Case law has supported expert witness immunity in Court proceedings for hundreds of years. The 2011 case of Jones v Kaney changed that. Expert witness Kaney was found liable for the reduced settlement achieved by Jones.
The case turns on a very particular set of facts and probably does not alter the risk profile of expert witness work done significantly – providing the expert is experienced and sticks to their brief and area of expertise. Independent Practitioner Today, a leading publication for private medical business wisely advises medico-legal experts not to be ‘guns for hire’.
The risk of this case has changed the amount of Professional Indemnity Insurance that some experts wish to buy. When considering the risk the following points are worth considering:
- The expert instructed by the claimant in Jones v Kaney not only changed her mind, reducing her diagnosis from PTSD to anxiety syndrome or similar, she also (perhaps unwittingly) became a signatory to a joint expert witness statement which said the claimant was deceitful in his reporting of symptoms. I think the reporting expert would have been secure in simply changing her mind against a backdrop of changed information or a different expert opinion, the real problem was the reference to deceit which was not part of her brief and arguably an area where she was not qualified to comment.
- The take away from this is that experts must not stray outside their area of expertise or brief.
- Please note that deceit was mentioned, yet a defamation claim did not proceed, thus illustrating the expert witness immunity from a defamation suit (Jones and Kaney specifically preserved this defence).
- The measure of damages is worth a moment of reflection. In this case liability was admitted so a direct casual link could be drawn between the expert’s action and a reduction in damages. Note the loss was the difference between a successful claim for PTSD and one for a less significant psychiatric condition.

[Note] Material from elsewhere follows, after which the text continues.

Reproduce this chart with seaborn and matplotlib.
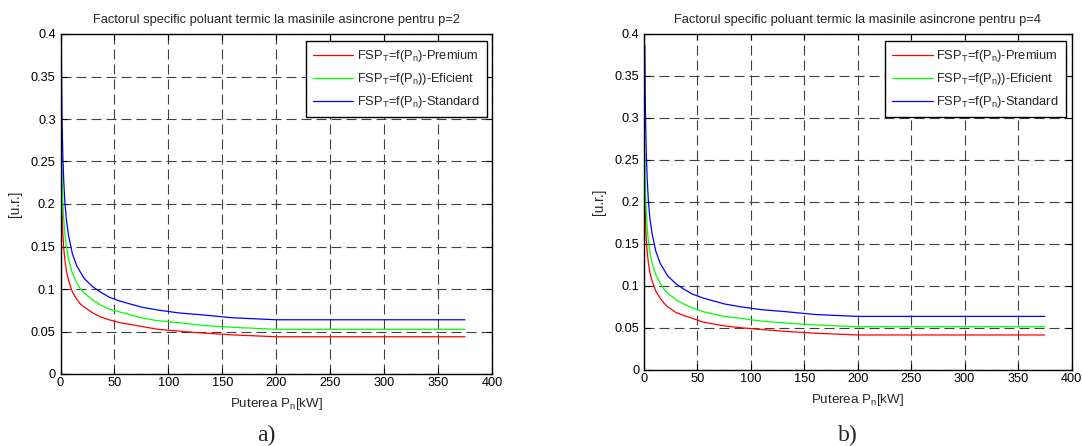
import numpy as np
import pandas as pd
import matplotlib
matplotlib.use("Agg")
import matplotlib.pyplot as plt
import seaborn as sns
from matplotlib.ticker import FuncFormatter, MultipleLocator

# Rated power [kW]
power_kw = [0.75, 1.1, 1.5, 2.2, 3, 4, 5.5, 7.5, 11, 15, 18.5, 22, 30, 37, 45,
            55, 75, 90, 110, 132, 160, 200, 250, 315, 355, 375]

# p=2
premium_p2 = [0.2392, 0.2092, 0.1876, 0.1641, 0.1481, 0.1351, 0.1211, 0.1099, 0.0965,
              0.0881, 0.0823, 0.0787, 0.0718, 0.0672, 0.0638, 0.0604, 0.0560, 0.0526,
              0.0504, 0.0482, 0.0460, 0.0438, 0.0438, 0.0438, 0.0438, 0.0438]
eficient_p2 = [0.2920, 0.2563, 0.2300, 0.2019, 0.1820, 0.1655, 0.1494, 0.1351, 0.1186,
               0.1074, 0.1001, 0.0953, 0.0870, 0.0811, 0.0764, 0.0730, 0.0661, 0.0627,
               0.0604, 0.0571, 0.0549, 0.0526, 0.0526, 0.0526, 0.0526, 0.0526]
standard_p2 = [0.3870, 0.3333, 0.2953, 0.2547, 0.2270, 0.2034, 0.1806, 0.1628, 0.1416,
               0.1274, 0.1198, 0.1123, 0.1025, 0.0965, 0.0905, 0.0858, 0.0787, 0.0753,
               0.0718, 0.0695, 0.0661, 0.0638, 0.0638, 0.0638, 0.0638, 0.0638]

# p=4
premium_p4 = [0.2121, 0.1891, 0.1723, 0.1534, 0.1403, 0.1287, 0.1161, 0.1062, 0.0941,
              0.0858, 0.0799, 0.0753, 0.0684, 0.0650, 0.0616, 0.0571, 0.0526, 0.0504,
              0.0482, 0.0460, 0.0438, 0.0417, 0.0417, 0.0417, 0.0417, 0.0417]
eficient_p4 = [0.2563, 0.2285, 0.2077, 0.1862, 0.1696, 0.1547, 0.1403, 0.1274, 0.1136,
               0.1038, 0.0965, 0.0917, 0.0834, 0.0787, 0.0741, 0.0695, 0.0638, 0.0616,
               0.0582, 0.0560, 0.0537, 0.0515, 0.0515, 0.0515, 0.0515, 0.0515]
standard_p4 = [0.3870, 0.3333, 0.2953, 0.2547, 0.2270, 0.2034, 0.1806, 0.1628, 0.1416,
               0.1274, 0.1198, 0.1123, 0.1025, 0.0965, 0.0905, 0.0858, 0.0787, 0.0753,
               0.0718, 0.0695, 0.0661, 0.0638, 0.0638, 0.0638, 0.0638, 0.0638]

series_labels = [r'FSP$_{\mathrm{T}}$=f(P$_{\mathrm{n}}$)-Premium',
                 r'FSP$_{\mathrm{T}}$=f(P$_{\mathrm{n}}$))-Eficient',
                 r'FSP$_{\mathrm{T}}$=f(P$_{\mathrm{n}}$)-Standard']
series_colors = ['#ff0000', '#00ff00', '#0000ff']

titles = ['Factorul specific poluant termic la masinile asincrone pentru p=2',
          'Factorul specific poluant termic la masinile asincrone pentru p=4']
panel_tags = ['a)', 'b)']
x_label = r'Puterea P$_{\mathrm{n}}$[kW]'
y_label = '[u.r.]'

sns.set_style('white')
plt.rcParams['font.family'] = ['Liberation Sans', 'DejaVu Sans']
plt.rcParams['mathtext.fontset'] = 'custom'
plt.rcParams['mathtext.rm'] = 'Liberation Sans'
plt.rcParams['mathtext.it'] = 'Liberation Sans:italic'
plt.rcParams['mathtext.bf'] = 'Liberation Sans:bold'

W, H = 1082, 446
fig = plt.figure(figsize=(W / 100, H / 100), dpi=100)

axes_px = [(60.5, 34, 492, 374), (644, 34, 1071.5, 370)]
datasets = [(premium_p2, eficient_p2, standard_p2), (premium_p4, eficient_p4, standard_p4)]

for i, (box, data) in enumerate(zip(axes_px, datasets)):
    l, t, r, b = box
    ax = fig.add_axes([l / W, (H - b) / H, (r - l) / W, (b - t) / H])
    frames = []
    for lab, vals in zip(series_labels, data):
        frames.append(pd.DataFrame({'P': power_kw, 'FSP': vals, 'serie': lab}))
    df = pd.concat(frames, ignore_index=True)
    sns.lineplot(data=df, x='P', y='FSP', hue='serie', hue_order=series_labels,
                 palette=series_colors, linewidth=0.9, ax=ax, sort=False,
                 estimator=None)
    ax.set_xlim(0, 400)
    ax.set_ylim(0, 0.4)
    ax.xaxis.set_major_locator(MultipleLocator(50))
    ax.yaxis.set_major_locator(MultipleLocator(0.05))
    ax.yaxis.set_major_formatter(FuncFormatter(lambda v, p: f'{v:g}'))
    ax.xaxis.set_major_formatter(FuncFormatter(lambda v, p: f'{v:g}'))
    ax.grid(True, color='0.25', linestyle=(0, (9, 4.5)), linewidth=0.8)
    ax.set_axisbelow(True)
    for s in ax.spines.values():
        s.set_visible(True)
        s.set_color('black')
        s.set_linewidth(1.0)
    ax.tick_params(direction='in', length=4, width=0.8, top=True, right=True,
                   bottom=True, left=True, labelsize=9.2, colors='black')
    ax.tick_params(axis='y', pad=3.5)
    ax.tick_params(axis='x', pad=2.5)
    ax.set_title(titles[i], fontsize=9.3, pad=8)
    ax.set_xlabel(x_label, fontsize=9.6, labelpad=5)
    ax.set_ylabel(y_label, fontsize=9.8, labelpad=6)
    leg = ax.legend(loc='upper right', bbox_to_anchor=(1 - 5.5 / (r - l), 1 - 7 / (b - t)),
                    borderaxespad=0, fontsize=9.3, frameon=True, fancybox=False,
                    handlelength=3.1, handletextpad=0.3, borderpad=0.55,
                    labelspacing=0.55, framealpha=1)
    leg.get_frame().set_edgecolor('black')
    leg.get_frame().set_linewidth(1.0)
    fig.text(((l + r) / 2 - 10) / W, 1 - 435 / H, panel_tags[i], ha='center', va='center',
             fontsize=17, family='Liberation Serif')

fig.savefig('out.png', dpi=100, facecolor='white')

I think the monetary difference (not stated in the report) would be around £5,000 at most from what we know.
- The judgement is 7 years old and there have not been a deluge of cases and doctors still come forward to carry out reports.
- Wider implications need to be seen against the backdrop of the risks of litigation generally where liability is in dispute and equally importantly, where causation is in doubt. Jones and Kaney was trumpeted at the time, but really was a case that turned on a set of very individual facts.
- Underwriters are not opening themselves up to seven figure claims. At worst, the negligent expert is exposed to the extent of the detriment of the one party’s case, which will not be the whole claim.
Potential numbers of cases will be reduced by liability arguments as well as causation arguments and then the expert needs to stray off topic… This leaves a small number of potential cases. MRSL has been involved in thousands of settlements over the last 7 years and has not seen these circumstances (ie an action against a reporting expert) recur.